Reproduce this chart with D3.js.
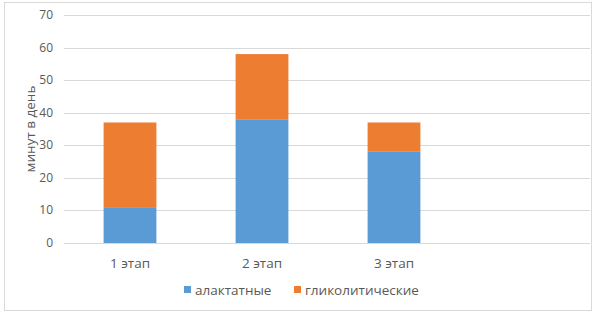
<!DOCTYPE html>
<html>
<head>
<meta charset="utf-8">
<script src="https://cdn.jsdelivr.net/npm/d3@7"></script>
<style>
  body { margin: 0; background: #fff; }
  svg { display: block; font-family: "Open Sans", "Noto Sans", sans-serif; }
</style>
</head>
<body>
<svg id="chart" width="596" height="314"></svg>
<script>
// categories (the 4th slot is empty in the original)
const categories = ['1 этап', '2 этап', '3 этап', ''];
const seriesNames = ['алактатные', 'гликолитические'];
const alactic = [11, 38, 28, null];
const glycolytic = [26, 20, 9, null];
const yTicks = [0, 10, 20, 30, 40, 50, 60, 70];
const colors = ['#5B9BD5', '#ED7D31'];

const svg = d3.select('#chart');
const W = 596, H = 314;
const m = { left: 64, right: 4, top: 15, bottom: 71 };

// outer frame
svg.append('rect')
    .attr('x', 4.5).attr('y', 2.5)
    .attr('width', W - 9).attr('height', H - 6)
    .attr('fill', '#fff').attr('stroke', '#d9d9d9');

const x = d3.scaleBand().domain(categories).range([m.left, W - m.right]).paddingInner(0).paddingOuter(0);
const y = d3.scaleLinear().domain([0, 70]).range([H - m.bottom, m.top]);

// gridlines
svg.append('g')
  .selectAll('line')
  .data(yTicks)
  .join('line')
    .attr('x1', m.left).attr('x2', W - m.right - 2)
    .attr('y1', d => Math.round(y(d)) + 0.5)
    .attr('y2', d => Math.round(y(d)) + 0.5)
    .attr('stroke', '#d9d9d9');

// y tick labels
svg.append('g')
  .selectAll('text')
  .data(yTicks)
  .join('text')
    .attr('x', 53).attr('y', d => y(d) + 4)
    .attr('text-anchor', 'end')
    .attr('font-size', '12px')
    .attr('fill', '#595959')
    .text(d => d);

// stacked bars
const rows = categories.map((c, i) => ({ cat: c, a: alactic[i], g: glycolytic[i] }))
  .filter(r => r.a != null);
const stack = d3.stack().keys(['a', 'g'])(rows);
const barW = x.bandwidth() / 2.5;

svg.append('g')
  .selectAll('g')
  .data(stack)
  .join('g')
    .attr('fill', (d, i) => colors[i])
  .selectAll('rect')
  .data(d => d)
  .join('rect')
    .attr('x', d => x(d.data.cat) + (x.bandwidth() - barW) / 2)
    .attr('width', barW)
    .attr('y', d => y(d[1]))
    .attr('height', d => y(d[0]) - y(d[1]));

// category labels
svg.append('g')
  .selectAll('text')
  .data(categories)
  .join('text')
    .attr('x', d => x(d) + x.bandwidth() / 2)
    .attr('y', 268)
    .attr('text-anchor', 'middle')
    .attr('font-size', '13.5px')
    .attr('fill', '#595959')
    .text(d => d);

// y axis title
svg.append('text')
    .attr('transform', `translate(35,${(y(0) + y(70)) / 2}) rotate(-90)`)
    .attr('text-anchor', 'middle')
    .attr('font-size', '13.5px')
    .attr('fill', '#595959')
    .text('минут в день');

// legend
const legend = svg.append('g');
const legendX = [184, 294];
seriesNames.forEach((name, i) => {
  legend.append('rect')
      .attr('x', legendX[i]).attr('y', 286)
      .attr('width', 7).attr('height', 7)
      .attr('fill', colors[i]);
  legend.append('text')
      .attr('x', legendX[i] + 11).attr('y', 294.5)
      .attr('font-size', '13.5px')
      .attr('fill', '#595959')
      .text(name);
});
</script>
</body>
</html>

AIM OF THE TASK |
Copy each line above precisely, dropping the pictures.

ANSWER FOR THIS EXERCISE |
Reproduce this chart with D3.js.
<!DOCTYPE html>
<html>
<head>
<meta charset="utf-8">
<script src="https://cdn.jsdelivr.net/npm/d3@7"></script>
<style>
  body { margin: 0; background: #fff; }
  svg { display: block; font-family: "Open Sans", "Noto Sans", sans-serif; }
</style>
</head>
<body>
<svg id="chart" width="596" height="314"></svg>
<script>
// categories (the 4th slot is empty in the original)
const categories = ['1 этап', '2 этап', '3 этап', ''];
const seriesNames = ['алактатные', 'гликолитические'];
const alactic = [11, 38, 28, null];
const glycolytic = [26, 20, 9, null];
const yTicks = [0, 10, 20, 30, 40, 50, 60, 70];
const colors = ['#5B9BD5', '#ED7D31'];

const svg = d3.select('#chart');
const W = 596, H = 314;
const m = { left: 64, right: 4, top: 15, bottom: 71 };

// outer frame
svg.append('rect')
    .attr('x', 4.5).attr('y', 2.5)
    .attr('width', W - 9).attr('height', H - 6)
    .attr('fill', '#fff').attr('stroke', '#d9d9d9');

const x = d3.scaleBand().domain(categories).range([m.left, W - m.right]).paddingInner(0).paddingOuter(0);
const y = d3.scaleLinear().domain([0, 70]).range([H - m.bottom, m.top]);

// gridlines
svg.append('g')
  .selectAll('line')
  .data(yTicks)
  .join('line')
    .attr('x1', m.left).attr('x2', W - m.right - 2)
    .attr('y1', d => Math.round(y(d)) + 0.5)
    .attr('y2', d => Math.round(y(d)) + 0.5)
    .attr('stroke', '#d9d9d9');

// y tick labels
svg.append('g')
  .selectAll('text')
  .data(yTicks)
  .join('text')
    .attr('x', 53).attr('y', d => y(d) + 4)
    .attr('text-anchor', 'end')
    .attr('font-size', '12px')
    .attr('fill', '#595959')
    .text(d => d);

// stacked bars
const rows = categories.map((c, i) => ({ cat: c, a: alactic[i], g: glycolytic[i] }))
  .filter(r => r.a != null);
const stack = d3.stack().keys(['a', 'g'])(rows);
const barW = x.bandwidth() / 2.5;

svg.append('g')
  .selectAll('g')
  .data(stack)
  .join('g')
    .attr('fill', (d, i) => colors[i])
  .selectAll('rect')
  .data(d => d)
  .join('rect')
    .attr('x', d => x(d.data.cat) + (x.bandwidth() - barW) / 2)
    .attr('width', barW)
    .attr('y', d => y(d[1]))
    .attr('height', d => y(d[0]) - y(d[1]));

// category labels
svg.append('g')
  .selectAll('text')
  .data(categories)
  .join('text')
    .attr('x', d => x(d) + x.bandwidth() / 2)
    .attr('y', 268)
    .attr('text-anchor', 'middle')
    .attr('font-size', '13.5px')
    .attr('fill', '#595959')
    .text(d => d);

// y axis title
svg.append('text')
    .attr('transform', `translate(35,${(y(0) + y(70)) / 2}) rotate(-90)`)
    .attr('text-anchor', 'middle')
    .attr('font-size', '13.5px')
    .attr('fill', '#595959')
    .text('минут в день');

// legend
const legend = svg.append('g');
const legendX = [184, 294];
seriesNames.forEach((name, i) => {
  legend.append('rect')
      .attr('x', legendX[i]).attr('y', 286)
      .attr('width', 7).attr('height', 7)
      .attr('fill', colors[i]);
  legend.append('text')
      .attr('x', legendX[i] + 11).attr('y', 294.5)
      .attr('font-size', '13.5px')
      .attr('fill', '#595959')
      .text(name);
});
</script>
</body>
</html>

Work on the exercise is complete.